Investor interest in multifamily hasn't peaked yet, certainly not in SoCal, and Western National Group's George Ochs tells us why.

1. Home Ownership Rates Still Low


George says the percentage of home ownership nationwide dropped from the high 60s to the low 60s over the last 10 years, and there's no reason to expect a trend reversal. Of course, California is leading the way, with the current percentage of home ownership here in the low 50s. Recently Irvine-based Western National tapped George, a former institutional real estate manager with JP Morgan, to oversee the company's outreach to pension funds, endowments, foundations and high-net-worth individuals, to expand Western National's investor base in multifamily assets.

2. Those Millennials


The Millennial generation is unlike prior generations, George says. "They want the comforts of the home they were raised in but do not want to cut the grass," he adds. Millennials marry and start families later in life, making them more mobile and in pursuit of career opportunities. All that's a ringing endorsement for those aged under 35 to remain renters rather than homebuyers. With demographics that favorable, Western National anticipates investor demand for multifamily assets to remain strong, certainly for the next 12 to 24 months.

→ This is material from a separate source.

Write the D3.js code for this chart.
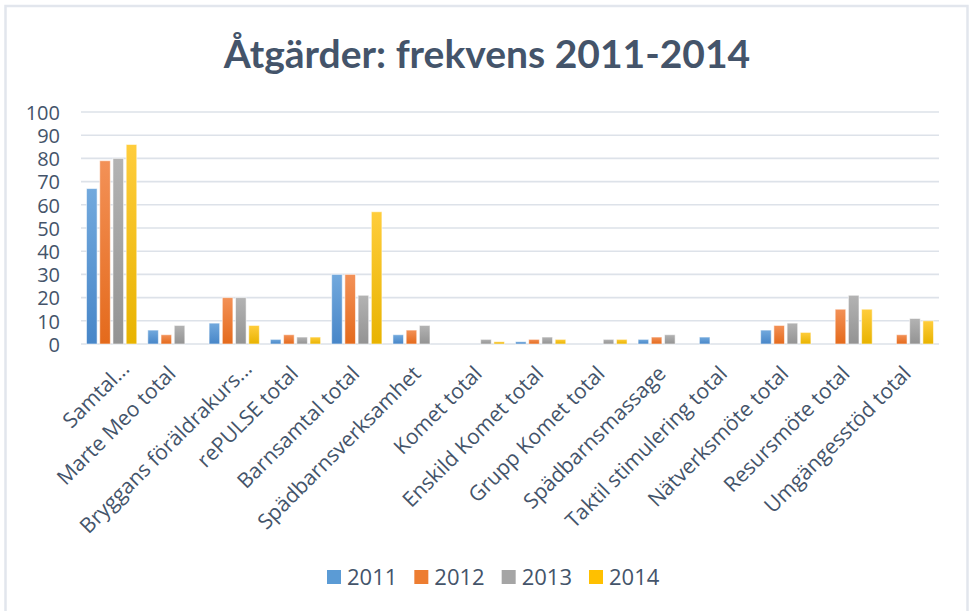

3. The Economics of Renting


George also says the price and availability of land in large California metros has reached a point where multifamily product is more affordable than single-family housing, in addition to being close to shopping, recreation and employment centers. Thus more residents are going to choose to be in rental properties, which will keep occupancies and rents up. Pictured: Barcelona, Palm Lane and Seville, three closely linked apartment properties that Western National owns in Anaheim.